---------- DATA ROWS ----------
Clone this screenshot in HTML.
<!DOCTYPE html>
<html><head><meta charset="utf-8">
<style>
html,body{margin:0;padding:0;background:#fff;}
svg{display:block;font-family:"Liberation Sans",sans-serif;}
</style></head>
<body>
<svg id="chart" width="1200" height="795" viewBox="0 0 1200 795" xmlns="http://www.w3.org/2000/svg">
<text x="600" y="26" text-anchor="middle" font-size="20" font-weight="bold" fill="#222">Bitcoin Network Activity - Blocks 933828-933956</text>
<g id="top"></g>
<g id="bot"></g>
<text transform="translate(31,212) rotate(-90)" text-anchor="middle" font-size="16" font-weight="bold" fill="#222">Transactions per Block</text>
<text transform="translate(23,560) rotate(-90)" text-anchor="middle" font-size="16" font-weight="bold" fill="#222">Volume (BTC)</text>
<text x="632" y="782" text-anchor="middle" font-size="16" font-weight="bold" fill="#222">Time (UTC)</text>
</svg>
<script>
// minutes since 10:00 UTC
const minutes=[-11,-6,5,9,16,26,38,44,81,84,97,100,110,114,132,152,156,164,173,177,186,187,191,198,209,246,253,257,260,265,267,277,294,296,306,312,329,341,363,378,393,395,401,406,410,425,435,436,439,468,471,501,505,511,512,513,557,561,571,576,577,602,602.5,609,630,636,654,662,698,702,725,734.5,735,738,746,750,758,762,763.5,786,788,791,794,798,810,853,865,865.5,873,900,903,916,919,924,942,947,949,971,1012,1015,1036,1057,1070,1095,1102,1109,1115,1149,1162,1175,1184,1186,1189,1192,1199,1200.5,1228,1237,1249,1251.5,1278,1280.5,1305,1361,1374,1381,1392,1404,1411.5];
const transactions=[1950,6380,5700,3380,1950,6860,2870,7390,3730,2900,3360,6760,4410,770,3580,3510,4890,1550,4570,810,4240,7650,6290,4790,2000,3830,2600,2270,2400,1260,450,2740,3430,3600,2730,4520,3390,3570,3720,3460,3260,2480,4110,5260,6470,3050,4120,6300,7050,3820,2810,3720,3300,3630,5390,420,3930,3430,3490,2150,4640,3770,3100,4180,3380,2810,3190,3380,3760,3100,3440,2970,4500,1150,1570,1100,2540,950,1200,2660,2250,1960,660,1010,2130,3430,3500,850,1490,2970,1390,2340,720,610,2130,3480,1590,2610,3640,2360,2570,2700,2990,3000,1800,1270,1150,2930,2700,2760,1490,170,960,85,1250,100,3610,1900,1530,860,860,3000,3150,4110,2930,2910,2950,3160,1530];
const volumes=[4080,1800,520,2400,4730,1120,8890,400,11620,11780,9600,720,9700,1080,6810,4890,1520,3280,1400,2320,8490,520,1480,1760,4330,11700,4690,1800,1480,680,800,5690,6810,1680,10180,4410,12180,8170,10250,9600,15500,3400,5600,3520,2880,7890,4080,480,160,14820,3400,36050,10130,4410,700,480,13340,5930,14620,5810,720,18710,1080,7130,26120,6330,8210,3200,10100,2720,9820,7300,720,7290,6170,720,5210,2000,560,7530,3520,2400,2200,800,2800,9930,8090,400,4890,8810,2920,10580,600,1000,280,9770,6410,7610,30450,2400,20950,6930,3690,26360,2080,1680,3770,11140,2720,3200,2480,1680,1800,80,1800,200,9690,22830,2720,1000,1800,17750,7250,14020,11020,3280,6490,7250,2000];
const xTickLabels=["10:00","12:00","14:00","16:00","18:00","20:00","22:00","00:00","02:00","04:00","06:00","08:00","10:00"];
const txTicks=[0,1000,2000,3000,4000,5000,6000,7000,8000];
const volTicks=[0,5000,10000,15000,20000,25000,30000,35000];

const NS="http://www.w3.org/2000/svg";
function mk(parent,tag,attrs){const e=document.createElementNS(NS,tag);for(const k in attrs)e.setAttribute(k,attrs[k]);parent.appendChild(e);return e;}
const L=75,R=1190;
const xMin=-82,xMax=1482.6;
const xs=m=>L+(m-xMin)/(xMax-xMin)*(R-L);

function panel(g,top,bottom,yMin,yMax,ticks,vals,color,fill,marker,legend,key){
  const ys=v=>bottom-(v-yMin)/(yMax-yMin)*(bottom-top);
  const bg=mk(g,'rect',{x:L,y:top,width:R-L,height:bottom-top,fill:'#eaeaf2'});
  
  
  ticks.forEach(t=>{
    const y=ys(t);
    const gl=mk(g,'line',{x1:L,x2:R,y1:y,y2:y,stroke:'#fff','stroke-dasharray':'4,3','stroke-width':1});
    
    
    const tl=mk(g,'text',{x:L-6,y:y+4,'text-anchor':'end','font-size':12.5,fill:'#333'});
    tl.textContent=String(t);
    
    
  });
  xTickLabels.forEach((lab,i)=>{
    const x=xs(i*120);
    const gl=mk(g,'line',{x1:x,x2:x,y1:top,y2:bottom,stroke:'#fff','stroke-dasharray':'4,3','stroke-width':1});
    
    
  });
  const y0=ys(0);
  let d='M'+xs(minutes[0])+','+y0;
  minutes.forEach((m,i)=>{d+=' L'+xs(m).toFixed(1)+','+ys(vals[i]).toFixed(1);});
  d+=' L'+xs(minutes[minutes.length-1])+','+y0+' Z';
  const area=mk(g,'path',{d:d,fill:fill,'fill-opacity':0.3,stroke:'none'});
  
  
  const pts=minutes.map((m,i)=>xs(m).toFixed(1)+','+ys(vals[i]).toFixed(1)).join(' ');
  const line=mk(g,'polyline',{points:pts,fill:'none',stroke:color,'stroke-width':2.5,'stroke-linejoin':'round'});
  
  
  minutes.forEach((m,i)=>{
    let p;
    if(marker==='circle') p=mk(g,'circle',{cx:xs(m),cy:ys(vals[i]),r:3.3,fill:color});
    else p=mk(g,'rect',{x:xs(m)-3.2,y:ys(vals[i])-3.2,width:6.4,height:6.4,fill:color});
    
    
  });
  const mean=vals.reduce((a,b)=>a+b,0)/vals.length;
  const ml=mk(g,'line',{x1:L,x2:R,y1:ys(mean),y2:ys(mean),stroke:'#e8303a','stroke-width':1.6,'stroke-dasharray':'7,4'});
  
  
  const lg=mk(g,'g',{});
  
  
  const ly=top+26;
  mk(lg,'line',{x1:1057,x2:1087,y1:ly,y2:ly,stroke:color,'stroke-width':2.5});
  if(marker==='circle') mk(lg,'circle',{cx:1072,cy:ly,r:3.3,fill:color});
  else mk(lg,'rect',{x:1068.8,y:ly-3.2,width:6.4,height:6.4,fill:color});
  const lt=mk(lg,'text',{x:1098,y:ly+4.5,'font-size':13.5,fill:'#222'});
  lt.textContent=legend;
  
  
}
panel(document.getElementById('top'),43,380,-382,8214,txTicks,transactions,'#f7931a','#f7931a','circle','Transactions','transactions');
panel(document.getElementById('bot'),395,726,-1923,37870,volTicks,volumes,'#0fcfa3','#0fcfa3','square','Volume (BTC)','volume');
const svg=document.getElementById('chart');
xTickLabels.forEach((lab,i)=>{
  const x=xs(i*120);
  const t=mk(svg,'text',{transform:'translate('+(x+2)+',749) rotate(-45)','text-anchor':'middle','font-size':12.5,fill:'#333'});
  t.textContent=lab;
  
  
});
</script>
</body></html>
----------
---------- DATA ROWS ----------
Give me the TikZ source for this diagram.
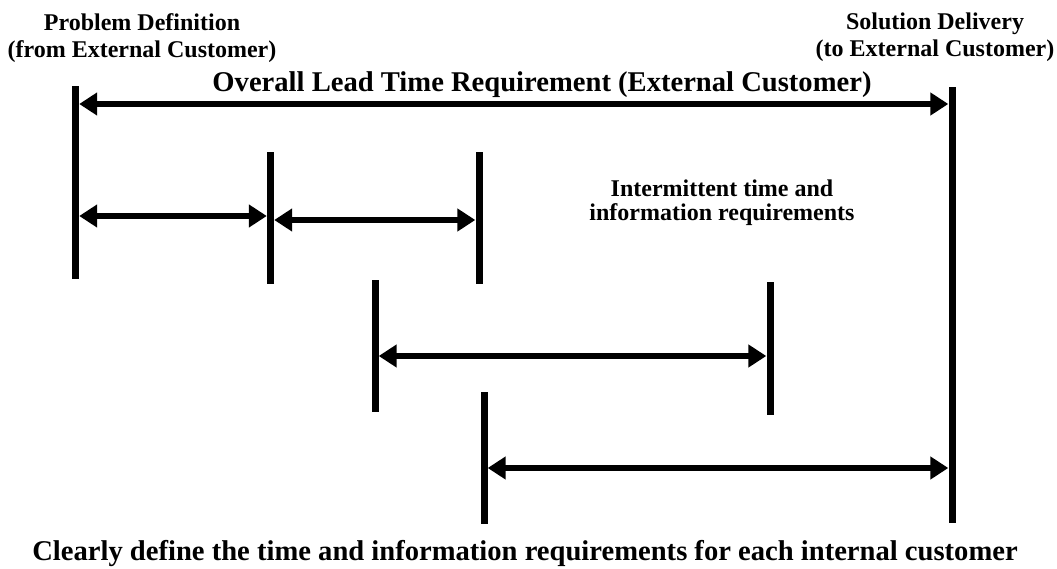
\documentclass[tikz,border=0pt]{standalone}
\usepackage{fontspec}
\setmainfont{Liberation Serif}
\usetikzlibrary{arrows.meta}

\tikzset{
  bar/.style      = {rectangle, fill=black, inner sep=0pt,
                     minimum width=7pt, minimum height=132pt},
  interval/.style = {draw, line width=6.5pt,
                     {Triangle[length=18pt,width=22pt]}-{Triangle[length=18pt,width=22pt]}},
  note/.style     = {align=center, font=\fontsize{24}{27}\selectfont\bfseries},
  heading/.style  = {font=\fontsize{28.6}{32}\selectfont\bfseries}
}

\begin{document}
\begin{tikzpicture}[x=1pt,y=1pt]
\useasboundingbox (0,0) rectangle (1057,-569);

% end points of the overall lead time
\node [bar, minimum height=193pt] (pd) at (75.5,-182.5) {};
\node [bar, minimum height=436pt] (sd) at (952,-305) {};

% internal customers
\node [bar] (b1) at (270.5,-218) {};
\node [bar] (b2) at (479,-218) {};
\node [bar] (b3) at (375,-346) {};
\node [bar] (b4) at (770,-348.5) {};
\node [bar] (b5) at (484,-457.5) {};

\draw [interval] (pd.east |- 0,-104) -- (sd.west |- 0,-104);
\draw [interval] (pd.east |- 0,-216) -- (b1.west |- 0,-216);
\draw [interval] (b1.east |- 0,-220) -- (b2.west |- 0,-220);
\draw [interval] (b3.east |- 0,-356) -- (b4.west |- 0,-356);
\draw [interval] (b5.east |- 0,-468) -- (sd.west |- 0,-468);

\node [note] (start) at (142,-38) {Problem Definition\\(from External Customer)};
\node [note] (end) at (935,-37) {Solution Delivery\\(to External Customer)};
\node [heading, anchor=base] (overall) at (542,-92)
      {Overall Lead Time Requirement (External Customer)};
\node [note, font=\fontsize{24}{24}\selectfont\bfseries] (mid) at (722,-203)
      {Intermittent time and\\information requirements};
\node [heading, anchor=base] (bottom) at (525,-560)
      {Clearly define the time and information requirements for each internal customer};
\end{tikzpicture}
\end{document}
----------
---------- DATA ROWS ----------
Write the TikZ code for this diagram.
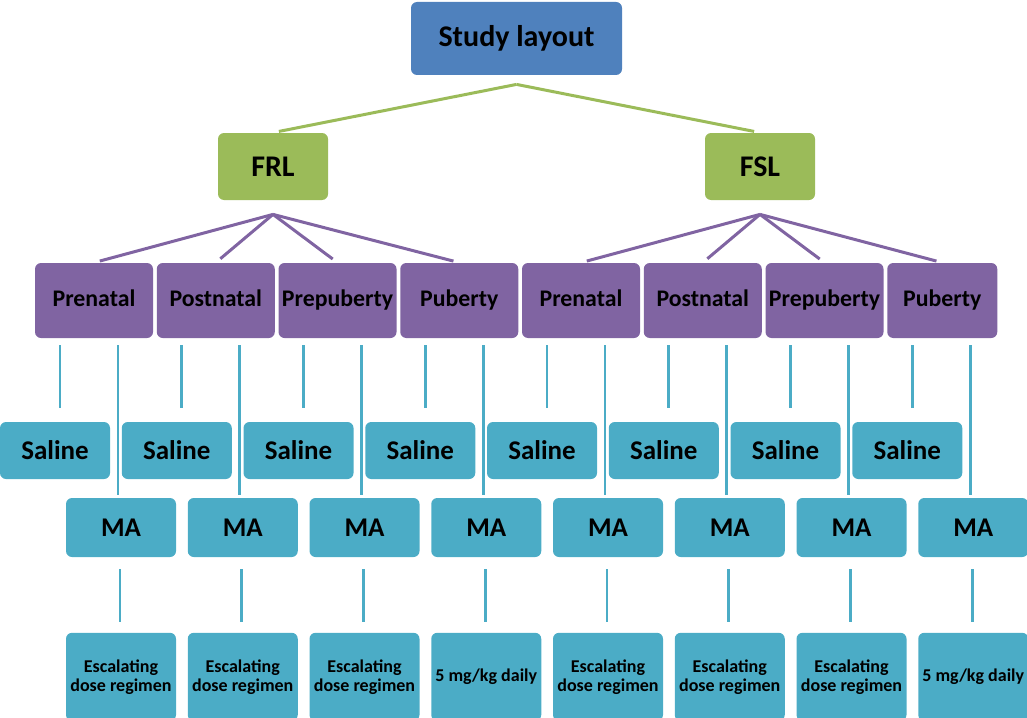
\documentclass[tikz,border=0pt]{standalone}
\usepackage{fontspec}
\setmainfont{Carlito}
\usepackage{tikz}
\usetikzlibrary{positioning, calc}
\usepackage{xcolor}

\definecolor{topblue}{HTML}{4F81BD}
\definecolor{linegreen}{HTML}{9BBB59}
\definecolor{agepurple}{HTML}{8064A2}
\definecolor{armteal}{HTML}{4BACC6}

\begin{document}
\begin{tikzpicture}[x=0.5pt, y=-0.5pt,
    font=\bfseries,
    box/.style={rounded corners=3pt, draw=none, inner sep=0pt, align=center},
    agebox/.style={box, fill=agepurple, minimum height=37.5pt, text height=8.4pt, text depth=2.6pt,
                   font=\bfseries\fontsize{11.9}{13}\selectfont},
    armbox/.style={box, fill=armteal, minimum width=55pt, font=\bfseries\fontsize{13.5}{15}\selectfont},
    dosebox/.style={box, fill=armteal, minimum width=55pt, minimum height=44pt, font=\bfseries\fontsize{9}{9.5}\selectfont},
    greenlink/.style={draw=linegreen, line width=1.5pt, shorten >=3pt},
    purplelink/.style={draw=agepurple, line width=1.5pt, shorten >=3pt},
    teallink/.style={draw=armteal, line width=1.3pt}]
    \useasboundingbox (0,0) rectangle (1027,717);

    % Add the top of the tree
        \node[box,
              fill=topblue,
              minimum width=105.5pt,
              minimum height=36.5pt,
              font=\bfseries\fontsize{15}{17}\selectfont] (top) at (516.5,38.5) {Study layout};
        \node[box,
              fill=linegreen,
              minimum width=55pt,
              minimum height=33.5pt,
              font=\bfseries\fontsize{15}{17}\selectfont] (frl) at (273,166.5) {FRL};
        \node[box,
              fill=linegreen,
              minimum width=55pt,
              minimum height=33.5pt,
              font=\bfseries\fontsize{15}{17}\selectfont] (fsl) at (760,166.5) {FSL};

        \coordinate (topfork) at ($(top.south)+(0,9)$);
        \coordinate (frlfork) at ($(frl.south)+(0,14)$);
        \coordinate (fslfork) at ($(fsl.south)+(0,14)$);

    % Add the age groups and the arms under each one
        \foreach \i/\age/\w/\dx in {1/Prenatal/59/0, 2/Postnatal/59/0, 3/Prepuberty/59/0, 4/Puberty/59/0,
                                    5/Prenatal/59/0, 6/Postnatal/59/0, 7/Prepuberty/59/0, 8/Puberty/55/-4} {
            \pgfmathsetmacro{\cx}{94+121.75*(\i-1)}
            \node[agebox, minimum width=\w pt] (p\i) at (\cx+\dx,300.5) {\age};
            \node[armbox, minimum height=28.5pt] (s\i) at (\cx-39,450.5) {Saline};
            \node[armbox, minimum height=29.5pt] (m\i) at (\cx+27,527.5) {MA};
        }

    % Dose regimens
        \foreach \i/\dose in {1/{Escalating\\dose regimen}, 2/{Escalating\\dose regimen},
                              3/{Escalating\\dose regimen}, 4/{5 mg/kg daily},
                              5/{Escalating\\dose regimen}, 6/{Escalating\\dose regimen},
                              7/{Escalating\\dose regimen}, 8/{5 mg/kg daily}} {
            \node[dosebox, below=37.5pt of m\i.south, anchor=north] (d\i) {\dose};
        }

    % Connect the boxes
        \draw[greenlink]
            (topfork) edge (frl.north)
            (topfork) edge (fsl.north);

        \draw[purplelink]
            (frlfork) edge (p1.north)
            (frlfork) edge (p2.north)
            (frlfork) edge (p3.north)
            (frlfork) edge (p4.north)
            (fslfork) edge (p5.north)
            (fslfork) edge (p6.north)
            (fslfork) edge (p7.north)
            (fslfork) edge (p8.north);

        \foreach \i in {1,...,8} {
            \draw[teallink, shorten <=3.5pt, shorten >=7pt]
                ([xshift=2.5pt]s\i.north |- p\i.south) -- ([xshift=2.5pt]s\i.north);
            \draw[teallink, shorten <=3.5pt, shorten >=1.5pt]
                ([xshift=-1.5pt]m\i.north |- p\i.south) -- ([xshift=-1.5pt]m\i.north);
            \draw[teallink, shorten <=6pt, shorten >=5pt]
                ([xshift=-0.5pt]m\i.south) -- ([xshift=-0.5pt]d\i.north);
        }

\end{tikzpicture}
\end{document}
----------
- TASK TO COMPLETE: Reproduce, word for word, only the lines in the records above from the line with "Write the TikZ code for this diagram." through the line with "(0,0) rectangle (1027,717);", including both ends; omit the pictures.

- SOLUTION TO THE PROBLEM:
Write the TikZ code for this diagram.
\documentclass[tikz,border=0pt]{standalone}
\usepackage{fontspec}
\setmainfont{Carlito}
\usepackage{tikz}
\usetikzlibrary{positioning, calc}
\usepackage{xcolor}

\definecolor{topblue}{HTML}{4F81BD}
\definecolor{linegreen}{HTML}{9BBB59}
\definecolor{agepurple}{HTML}{8064A2}
\definecolor{armteal}{HTML}{4BACC6}

\begin{document}
\begin{tikzpicture}[x=0.5pt, y=-0.5pt,
    font=\bfseries,
    box/.style={rounded corners=3pt, draw=none, inner sep=0pt, align=center},
    agebox/.style={box, fill=agepurple, minimum height=37.5pt, text height=8.4pt, text depth=2.6pt,
                   font=\bfseries\fontsize{11.9}{13}\selectfont},
    armbox/.style={box, fill=armteal, minimum width=55pt, font=\bfseries\fontsize{13.5}{15}\selectfont},
    dosebox/.style={box, fill=armteal, minimum width=55pt, minimum height=44pt, font=\bfseries\fontsize{9}{9.5}\selectfont},
    greenlink/.style={draw=linegreen, line width=1.5pt, shorten >=3pt},
    purplelink/.style={draw=agepurple, line width=1.5pt, shorten >=3pt},
    teallink/.style={draw=armteal, line width=1.3pt}]
    \useasboundingbox (0,0) rectangle (1027,717);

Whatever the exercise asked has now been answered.